The Evolving Right to Privacy
By Kyle OefeleinPublished February 25, 2016The Fourth Amendment guarantees a U.S. citizen the right to be secure against unreasonable search and seizure without probable cause. This provision established by our Founders has come under fire in a variety of contexts in the 21st century. As advances in technology pervade all aspects of our lives, our government is incentivized to take advantage of the increase in available information by the looming threat of terrorism.
With the death of Justice Scalia, we lose an avid protector of the Fourth Amendment's protection of privacy. In Kyllo v. United States (2001), police illegally took thermal images of a man's home to discover a marijuana growing operation. In Kyllo, Scalia wrote for a divided 5-4 majority, asserting, "the Fourth Amendment's protection of the home has never been tied to the measurement of the quality or quantity of information obtained….In the home, our cases show, all details are intimate details, because the entire area is held safe from prying government eyes." Scalia reaffirmed this defense of the Fourth Amendment right to privacy In Florida v. Jardines (2013), when police brought a drug dog onto a man's porch to indicate drug activity inside, again, a marijuana grow operation, and in United States v. Jones (2012), when a man had his Jeep tracked with GPS devices without a warrant, leading to a drug trafficking conviction.
Additionally, the battle over this very issue between the Obama Administration and Apple continues to escalate with the recent ruling of a federal magistrate judge in California. The court order demanded that Apple help write software to disable the defenses of the now nearly ubiquitous iPhone. Pressure has been mounting from the Justice Department for Apple to create a way for the F.B.I to break into the iPhone for months. Apple has thus far refused, claiming the future of privacy is at stake. Pitted against the might of the government, the iPhone may no longer protect all our secrets.

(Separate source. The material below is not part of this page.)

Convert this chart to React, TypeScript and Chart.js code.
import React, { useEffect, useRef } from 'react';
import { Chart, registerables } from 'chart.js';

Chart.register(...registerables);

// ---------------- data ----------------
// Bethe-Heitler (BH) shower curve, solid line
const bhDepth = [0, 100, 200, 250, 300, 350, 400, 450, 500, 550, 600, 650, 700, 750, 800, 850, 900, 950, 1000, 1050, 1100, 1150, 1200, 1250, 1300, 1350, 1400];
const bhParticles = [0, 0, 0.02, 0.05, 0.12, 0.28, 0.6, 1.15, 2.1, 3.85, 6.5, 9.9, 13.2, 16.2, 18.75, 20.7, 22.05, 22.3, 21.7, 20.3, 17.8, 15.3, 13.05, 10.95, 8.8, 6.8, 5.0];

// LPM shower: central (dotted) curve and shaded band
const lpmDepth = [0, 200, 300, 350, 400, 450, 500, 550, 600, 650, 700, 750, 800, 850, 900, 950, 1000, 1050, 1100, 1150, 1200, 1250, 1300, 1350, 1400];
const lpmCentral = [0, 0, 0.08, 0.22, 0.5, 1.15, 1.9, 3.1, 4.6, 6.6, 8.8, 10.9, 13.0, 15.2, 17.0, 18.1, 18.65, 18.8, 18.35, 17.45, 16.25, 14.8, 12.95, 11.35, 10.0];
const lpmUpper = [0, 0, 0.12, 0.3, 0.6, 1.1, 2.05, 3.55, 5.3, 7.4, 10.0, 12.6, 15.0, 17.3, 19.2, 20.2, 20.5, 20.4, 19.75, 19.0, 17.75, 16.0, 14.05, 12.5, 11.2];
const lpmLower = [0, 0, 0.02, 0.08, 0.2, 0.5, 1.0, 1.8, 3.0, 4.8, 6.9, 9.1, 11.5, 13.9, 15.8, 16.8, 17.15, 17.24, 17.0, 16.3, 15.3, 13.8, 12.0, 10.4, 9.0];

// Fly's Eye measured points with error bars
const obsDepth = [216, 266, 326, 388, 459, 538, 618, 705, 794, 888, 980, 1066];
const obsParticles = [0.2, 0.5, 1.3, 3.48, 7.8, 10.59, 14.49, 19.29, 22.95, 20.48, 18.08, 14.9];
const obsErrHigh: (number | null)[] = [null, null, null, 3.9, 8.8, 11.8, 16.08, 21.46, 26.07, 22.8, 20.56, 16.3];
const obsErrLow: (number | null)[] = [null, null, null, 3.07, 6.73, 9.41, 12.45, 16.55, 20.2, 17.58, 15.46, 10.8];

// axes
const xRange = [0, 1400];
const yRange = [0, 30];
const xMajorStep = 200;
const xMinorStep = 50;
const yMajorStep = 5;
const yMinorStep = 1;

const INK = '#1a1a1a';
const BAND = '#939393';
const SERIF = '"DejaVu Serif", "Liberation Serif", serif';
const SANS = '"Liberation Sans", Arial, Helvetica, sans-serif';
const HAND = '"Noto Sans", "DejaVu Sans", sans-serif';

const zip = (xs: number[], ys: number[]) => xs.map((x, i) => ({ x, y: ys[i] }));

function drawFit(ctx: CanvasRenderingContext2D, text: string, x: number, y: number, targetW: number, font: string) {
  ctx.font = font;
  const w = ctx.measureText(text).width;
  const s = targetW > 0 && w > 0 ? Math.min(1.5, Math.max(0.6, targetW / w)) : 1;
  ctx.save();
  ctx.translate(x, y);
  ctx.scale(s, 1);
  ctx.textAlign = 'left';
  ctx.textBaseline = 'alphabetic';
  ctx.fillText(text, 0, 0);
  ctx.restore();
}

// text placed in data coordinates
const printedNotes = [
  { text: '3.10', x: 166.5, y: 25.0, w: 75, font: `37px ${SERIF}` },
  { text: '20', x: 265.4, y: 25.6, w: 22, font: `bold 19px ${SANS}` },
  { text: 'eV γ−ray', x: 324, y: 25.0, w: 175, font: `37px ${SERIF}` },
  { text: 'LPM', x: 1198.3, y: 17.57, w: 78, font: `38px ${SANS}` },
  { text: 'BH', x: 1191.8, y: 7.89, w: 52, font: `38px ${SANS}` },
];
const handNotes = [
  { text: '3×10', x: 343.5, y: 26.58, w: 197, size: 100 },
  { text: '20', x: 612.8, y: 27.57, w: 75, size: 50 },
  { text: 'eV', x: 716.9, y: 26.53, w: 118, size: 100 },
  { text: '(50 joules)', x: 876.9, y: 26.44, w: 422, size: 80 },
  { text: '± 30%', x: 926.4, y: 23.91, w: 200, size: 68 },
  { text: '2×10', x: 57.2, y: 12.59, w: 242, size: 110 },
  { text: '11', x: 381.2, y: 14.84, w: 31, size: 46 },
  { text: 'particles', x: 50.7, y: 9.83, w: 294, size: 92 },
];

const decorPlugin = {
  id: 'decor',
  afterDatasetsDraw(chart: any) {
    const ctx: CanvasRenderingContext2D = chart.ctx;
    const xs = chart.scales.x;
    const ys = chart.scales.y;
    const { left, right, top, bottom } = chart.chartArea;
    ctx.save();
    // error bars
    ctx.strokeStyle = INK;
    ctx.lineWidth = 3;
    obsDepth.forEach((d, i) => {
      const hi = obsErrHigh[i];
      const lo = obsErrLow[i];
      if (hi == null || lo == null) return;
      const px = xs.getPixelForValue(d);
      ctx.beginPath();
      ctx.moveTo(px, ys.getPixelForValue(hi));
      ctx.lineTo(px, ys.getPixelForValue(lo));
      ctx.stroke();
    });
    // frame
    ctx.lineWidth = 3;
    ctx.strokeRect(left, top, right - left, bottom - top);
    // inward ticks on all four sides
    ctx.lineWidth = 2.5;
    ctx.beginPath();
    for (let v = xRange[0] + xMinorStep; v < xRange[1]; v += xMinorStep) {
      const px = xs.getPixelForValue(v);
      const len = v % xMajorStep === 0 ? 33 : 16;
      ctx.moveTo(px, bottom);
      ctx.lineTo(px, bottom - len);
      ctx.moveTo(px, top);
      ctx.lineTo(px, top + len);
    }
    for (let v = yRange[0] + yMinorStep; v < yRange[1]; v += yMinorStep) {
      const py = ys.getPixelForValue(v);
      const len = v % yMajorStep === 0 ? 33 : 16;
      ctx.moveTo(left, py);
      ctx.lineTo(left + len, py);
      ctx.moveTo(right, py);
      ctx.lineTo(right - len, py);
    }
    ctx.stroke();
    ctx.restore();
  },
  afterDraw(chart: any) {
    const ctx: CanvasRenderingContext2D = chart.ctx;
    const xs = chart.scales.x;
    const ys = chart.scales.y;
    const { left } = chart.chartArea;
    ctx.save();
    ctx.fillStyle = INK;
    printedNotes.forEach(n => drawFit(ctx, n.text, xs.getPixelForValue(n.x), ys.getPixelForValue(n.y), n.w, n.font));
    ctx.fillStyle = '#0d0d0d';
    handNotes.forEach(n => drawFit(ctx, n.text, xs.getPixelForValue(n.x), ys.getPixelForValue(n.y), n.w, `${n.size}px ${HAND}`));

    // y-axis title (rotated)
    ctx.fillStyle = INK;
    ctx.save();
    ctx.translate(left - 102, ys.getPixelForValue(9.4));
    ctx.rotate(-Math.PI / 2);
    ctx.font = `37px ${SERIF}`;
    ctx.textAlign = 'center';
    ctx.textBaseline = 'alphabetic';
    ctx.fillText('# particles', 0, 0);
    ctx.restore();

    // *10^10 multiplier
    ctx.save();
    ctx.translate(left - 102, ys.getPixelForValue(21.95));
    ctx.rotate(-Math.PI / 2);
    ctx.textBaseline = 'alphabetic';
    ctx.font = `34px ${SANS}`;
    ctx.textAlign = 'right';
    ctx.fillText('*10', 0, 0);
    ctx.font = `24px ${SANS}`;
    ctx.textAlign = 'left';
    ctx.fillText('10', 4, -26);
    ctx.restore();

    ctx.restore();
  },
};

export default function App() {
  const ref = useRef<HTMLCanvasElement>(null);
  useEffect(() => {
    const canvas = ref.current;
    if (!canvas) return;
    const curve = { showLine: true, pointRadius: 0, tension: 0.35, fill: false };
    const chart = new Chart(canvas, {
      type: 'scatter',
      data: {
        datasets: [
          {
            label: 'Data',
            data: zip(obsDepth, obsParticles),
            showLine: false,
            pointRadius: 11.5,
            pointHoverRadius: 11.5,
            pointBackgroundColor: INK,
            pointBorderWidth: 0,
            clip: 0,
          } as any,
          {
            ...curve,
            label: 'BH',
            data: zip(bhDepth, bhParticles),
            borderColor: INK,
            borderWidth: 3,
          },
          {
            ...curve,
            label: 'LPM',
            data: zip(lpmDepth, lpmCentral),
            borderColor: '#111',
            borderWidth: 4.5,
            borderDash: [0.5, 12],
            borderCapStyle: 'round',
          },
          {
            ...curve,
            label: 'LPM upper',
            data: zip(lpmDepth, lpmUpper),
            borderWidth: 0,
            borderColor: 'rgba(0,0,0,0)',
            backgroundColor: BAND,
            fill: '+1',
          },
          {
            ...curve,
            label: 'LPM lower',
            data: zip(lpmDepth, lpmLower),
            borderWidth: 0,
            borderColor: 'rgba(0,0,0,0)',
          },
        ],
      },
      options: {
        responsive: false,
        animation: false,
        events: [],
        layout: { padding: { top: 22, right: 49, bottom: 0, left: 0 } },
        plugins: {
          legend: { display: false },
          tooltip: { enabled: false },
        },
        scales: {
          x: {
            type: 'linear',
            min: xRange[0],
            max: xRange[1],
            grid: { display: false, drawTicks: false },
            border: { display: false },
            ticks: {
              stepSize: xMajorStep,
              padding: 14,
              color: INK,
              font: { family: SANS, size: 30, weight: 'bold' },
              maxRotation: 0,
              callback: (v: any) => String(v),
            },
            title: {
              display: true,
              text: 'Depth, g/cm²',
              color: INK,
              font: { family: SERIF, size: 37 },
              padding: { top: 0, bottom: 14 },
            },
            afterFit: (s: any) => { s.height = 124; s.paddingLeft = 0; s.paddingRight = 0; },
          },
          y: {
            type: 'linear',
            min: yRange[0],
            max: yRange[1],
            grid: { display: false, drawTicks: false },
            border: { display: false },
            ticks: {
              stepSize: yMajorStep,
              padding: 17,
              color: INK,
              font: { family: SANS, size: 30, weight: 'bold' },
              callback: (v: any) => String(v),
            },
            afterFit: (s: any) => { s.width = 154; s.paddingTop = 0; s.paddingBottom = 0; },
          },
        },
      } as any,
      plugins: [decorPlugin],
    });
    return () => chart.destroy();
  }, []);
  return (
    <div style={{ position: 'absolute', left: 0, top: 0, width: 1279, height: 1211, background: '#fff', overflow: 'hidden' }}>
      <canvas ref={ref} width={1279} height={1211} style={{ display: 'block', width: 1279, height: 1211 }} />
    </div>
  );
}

However, a recently declassified report from the National Security Agency's Office of the Inspector General seems to indicate that the government receives less data from American internet communications than many suspected. The report suggests that when the N.S.A. conducts internet surveillance, the network companies that operate the Internet are probably only turning over correspondence to, from, and about the N.S.A.'s specific foreign targets, rather than all the data they had access to, as many privacy advocates had assumed.
With so many issues of privacy unfolding on the world stage, the future of the issue seems unclear. Does the U.S. government's relative restraint in internet surveillance indicate it can be trusted to limit its level of invasiveness? Or instead, that a more transparent policy is needed? How do we balance safety with the right to protection from unreasonable search and seizure?

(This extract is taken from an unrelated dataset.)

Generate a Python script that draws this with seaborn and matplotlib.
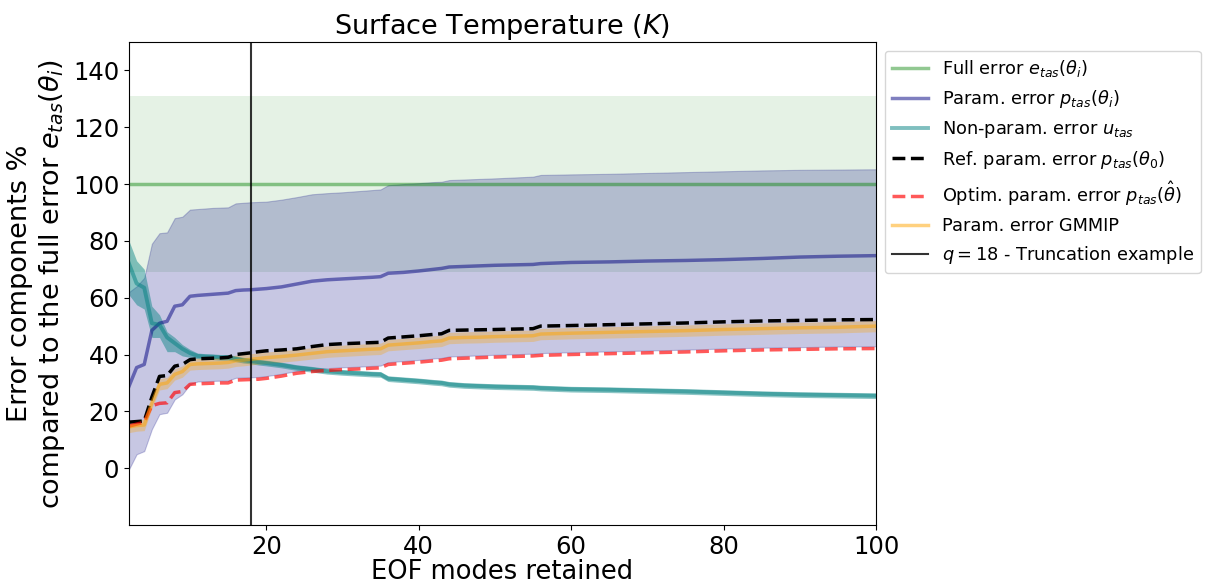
import numpy as np
import pandas as pd
import matplotlib
matplotlib.use("Agg")
import matplotlib.pyplot as plt
import seaborn as sns

# Number of EOF modes retained
modes = [2, 3, 4, 5, 6, 7, 8, 9, 10, 11, 12, 13, 14, 15, 16, 17, 18, 19, 20,
         22, 24, 26, 28, 30, 32, 34, 35, 36, 38, 40, 42, 43, 44, 46, 48, 50,
         55, 56, 60, 65, 70, 75, 80, 85, 90, 95, 100]

# Full error (reference level and spread), in % of the full error
full_error = 100.0
full_lo = 69.0
full_hi = 131.0

# Parametric error p_tas(theta_i): median and spread
param_err = [28.8, 35.4, 36.5, 48.5, 51.0, 51.7, 57.0, 57.5, 60.5, 60.8, 61.0,
             61.2, 61.4, 61.6, 62.5, 62.7, 62.8, 63.0, 63.2, 63.8, 64.8, 65.8,
             66.3, 66.6, 66.9, 67.2, 67.4, 68.6, 68.9, 69.4, 70.0, 70.3, 70.8,
             71.0, 71.2, 71.4, 71.7, 72.0, 72.4, 72.6, 72.9, 73.1, 73.4, 73.8,
             74.3, 74.6, 74.8]
param_lo = [-0.4, 4.9, 6.0, 13.7, 19.0, 19.5, 24.2, 26.0, 29.5, 30.5, 30.6,
            30.7, 30.8, 30.8, 31.8, 31.9, 32.0, 32.1, 32.4, 33.2, 34.2, 34.8,
            35.2, 35.5, 35.7, 36.0, 36.1, 37.3, 37.7, 38.1, 38.6, 38.8, 39.3,
            39.5, 39.7, 39.9, 40.3, 40.5, 40.8, 41.1, 41.4, 41.7, 42.1, 42.4,
            42.6, 42.8, 42.9]
param_hi = [62.0, 64.0, 67.0, 79.0, 82.7, 83.0, 88.0, 88.5, 91.0, 91.2, 91.4,
            91.6, 91.7, 91.8, 93.2, 93.4, 93.6, 93.7, 93.8, 94.5, 95.4, 96.4,
            96.8, 97.1, 97.5, 97.9, 98.1, 99.6, 100.0, 100.3, 100.7, 100.8,
            101.4, 101.6, 101.8, 102.0, 102.6, 103.2, 103.4, 103.6, 103.9,
            104.2, 104.5, 104.8, 105.0, 105.1, 105.2]

# Non-parametric error u_tas: median and spread
nonparam_err = [72.0, 65.0, 63.5, 51.0, 50.5, 46.0, 44.0, 42.0, 40.5, 39.5,
                39.3, 39.2, 39.0, 39.0, 38.5, 38.0, 37.7, 37.3, 37.0, 36.3,
                35.4, 34.8, 34.1, 33.7, 33.4, 33.1, 33.0, 31.5, 31.1, 30.7,
                30.2, 30.0, 29.5, 29.1, 28.9, 28.7, 28.4, 28.2, 27.8, 27.6,
                27.3, 27.0, 26.6, 26.2, 25.9, 25.7, 25.5]
nonparam_lo = [61.0, 57.5, 56.0, 46.0, 46.0, 41.0, 41.0, 39.5, 39.0, 38.5,
               38.3, 38.2, 38.0, 38.0, 37.5, 37.0, 36.7, 36.3, 36.0, 35.3,
               34.4, 33.8, 33.1, 32.7, 32.4, 32.1, 32.0, 30.5, 30.1, 29.7,
               29.2, 29.0, 28.5, 28.1, 27.9, 27.7, 27.4, 27.2, 26.8, 26.6,
               26.3, 26.0, 25.6, 25.2, 24.9, 24.7, 24.5]
nonparam_hi = [80.0, 73.0, 70.0, 57.0, 54.0, 48.0, 46.0, 43.5, 41.8, 40.5,
               40.3, 40.2, 40.0, 40.0, 39.5, 39.0, 38.7, 38.3, 38.0, 37.3,
               36.4, 35.8, 35.1, 34.7, 34.4, 34.1, 34.0, 32.5, 32.1, 31.7,
               31.2, 31.0, 30.5, 30.1, 29.9, 29.7, 29.4, 29.2, 28.8, 28.6,
               28.3, 28.0, 27.6, 27.2, 26.9, 26.7, 26.5]

# Reference parametric error p_tas(theta_0)
ref_err = [16.2, 16.4, 16.6, 25.0, 32.3, 32.6, 35.9, 36.5, 38.2, 38.5, 38.6,
           38.7, 38.8, 39.0, 40.0, 40.3, 40.6, 41.0, 41.3, 41.6, 42.0, 42.8,
           43.5, 43.8, 44.0, 44.2, 44.3, 45.8, 46.2, 46.6, 47.1, 47.3, 48.5,
           48.6, 48.7, 48.8, 49.1, 50.0, 50.2, 50.5, 50.8, 51.1, 51.5, 51.8,
           52.0, 52.2, 52.3]

# Optimised parametric error p_tas(theta_hat)
optim_err = [14.8, 15.5, 16.2, 22.0, 22.8, 23.0, 26.6, 27.0, 29.5, 29.7, 29.8,
             29.9, 30.0, 30.0, 31.0, 31.1, 31.2, 31.3, 31.6, 32.4, 33.4, 34.0,
             34.4, 34.7, 34.9, 35.2, 35.3, 36.5, 36.9, 37.3, 37.8, 38.0, 38.5,
             38.7, 38.9, 39.1, 39.5, 39.7, 40.0, 40.3, 40.6, 40.9, 41.3, 41.6,
             41.8, 42.0, 42.1]

# GMMIP parametric error: median and spread
gmmip_err = [14.5, 15.0, 15.2, 23.0, 29.5, 30.0, 33.0, 34.0, 36.5, 36.7, 36.8,
             36.9, 37.0, 37.2, 37.8, 38.0, 38.3, 38.6, 38.9, 39.3, 39.8, 40.4,
             41.0, 41.3, 41.6, 41.9, 42.0, 43.3, 43.7, 44.1, 44.6, 44.8, 45.8,
             46.0, 46.1, 46.3, 46.6, 47.2, 47.5, 47.8, 48.1, 48.4, 48.8, 49.1,
             49.4, 49.6, 50.0]
gmmip_lo = [12.5, 13.0, 13.2, 21.0, 27.5, 28.0, 31.0, 32.0, 34.5, 34.7, 34.8,
            34.9, 35.0, 35.2, 35.8, 36.0, 36.3, 36.6, 36.9, 37.3, 37.8, 38.4,
            39.0, 39.3, 39.6, 39.9, 40.0, 41.3, 41.7, 42.1, 42.6, 42.8, 43.8,
            44.0, 44.1, 44.3, 44.6, 45.2, 45.5, 45.8, 46.1, 46.4, 46.8, 47.1,
            47.4, 47.6, 48.0]
gmmip_hi = [16.5, 17.0, 17.2, 25.0, 31.5, 32.0, 35.0, 36.0, 38.5, 38.7, 38.8,
            38.9, 39.0, 39.2, 39.8, 40.0, 40.3, 40.6, 40.9, 41.3, 41.8, 42.4,
            43.0, 43.3, 43.6, 43.9, 44.0, 45.3, 45.7, 46.1, 46.6, 46.8, 47.8,
            48.0, 48.1, 48.3, 48.6, 49.2, 49.5, 49.8, 50.1, 50.4, 50.8, 51.1,
            51.4, 51.6, 52.0]

truncation_q = 18

df = pd.DataFrame({
    "modes": modes,
    "param": param_err, "param_lo": param_lo, "param_hi": param_hi,
    "nonparam": nonparam_err, "nonparam_lo": nonparam_lo, "nonparam_hi": nonparam_hi,
    "ref": ref_err, "optim": optim_err,
    "gmmip": gmmip_err, "gmmip_lo": gmmip_lo, "gmmip_hi": gmmip_hi,
})

fig = plt.figure(figsize=(12.1, 5.83), dpi=100)
ax = fig.add_axes([0.1066, 0.0995, 0.6174, 0.8285])

x_edges = [modes[0], modes[-1]]

# Spreads
ax.fill_between(x_edges, [full_lo] * 2, [full_hi] * 2, color="green", alpha=0.1, lw=0)
ax.fill_between(df["modes"], df["param_lo"], df["param_hi"], color="navy", alpha=0.22, lw=0.8,
                edgecolor=(0, 0, 0.5, 0.15))
ax.fill_between(df["modes"], df["nonparam_lo"], df["nonparam_hi"], color="teal", alpha=0.45, lw=0)
ax.fill_between(df["modes"], df["gmmip_lo"], df["gmmip_hi"], color="orange", alpha=0.3, lw=0)

# Central estimates
sns.lineplot(x=x_edges, y=[full_error] * 2, ax=ax, color="green", alpha=0.43, lw=2.5,
             label=r"Full error $e_{tas}(\theta_i)$")
sns.lineplot(data=df, x="modes", y="param", ax=ax, color="navy", alpha=0.5, lw=2.5,
             label=r"Param. error $p_{tas}(\theta_i)$")
sns.lineplot(data=df, x="modes", y="nonparam", ax=ax, color="teal", alpha=0.5, lw=2.8,
             label=r"Non-param. error $u_{tas}$")
sns.lineplot(data=df, x="modes", y="ref", ax=ax, color="black", lw=2.5, linestyle="--",
             label=r"Ref. param. error $p_{tas}(\theta_0)$")
sns.lineplot(data=df, x="modes", y="optim", ax=ax, color="red", alpha=0.65, lw=2.5, linestyle="--",
             label=r"Optim. param. error $p_{tas}(\hat{\theta})$")
sns.lineplot(data=df, x="modes", y="gmmip", ax=ax, color="orange", alpha=0.5, lw=2.5,
             label="Param. error GMMIP")
ax.axvline(truncation_q, color="black", lw=1.5, alpha=0.8,
           label=rf"$q={truncation_q}$ - Truncation example")

ax.set_xlim(2, 100)
ax.set_ylim(-20, 150)
ax.set_yticks(np.arange(0, 141, 20))
ax.set_xticks([20, 40, 60, 80, 100])
ax.tick_params(labelsize=17.5)

ax.set_title(r"Surface Temperature ($K$)", fontsize=19.5)
ax.set_xlabel("EOF modes retained", fontsize=18.5, labelpad=0)
ax.set_ylabel("Error components %\n" + r"compared to the full error $e_{tas}(\theta_i)$",
              fontsize=19.5)

ax.legend(loc="upper left", bbox_to_anchor=(1.0, 1.0), fontsize=12.8, frameon=True)

fig.savefig("out.png", dpi=100)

Regardless, the question of privacy will be one of the most pressing of the 21st century. With the Supreme Court in the midst of a crucial change, the future of this issue in the courts is murky at best. In a country constantly threatened by terrorism, it seems only practical that privacy must be somewhat sacrificed to prioritize safety. Yet where do we draw the line? The Supreme Court will handle many questions along this vein in the upcoming decades, and the policies established will affect all citizens of the United States.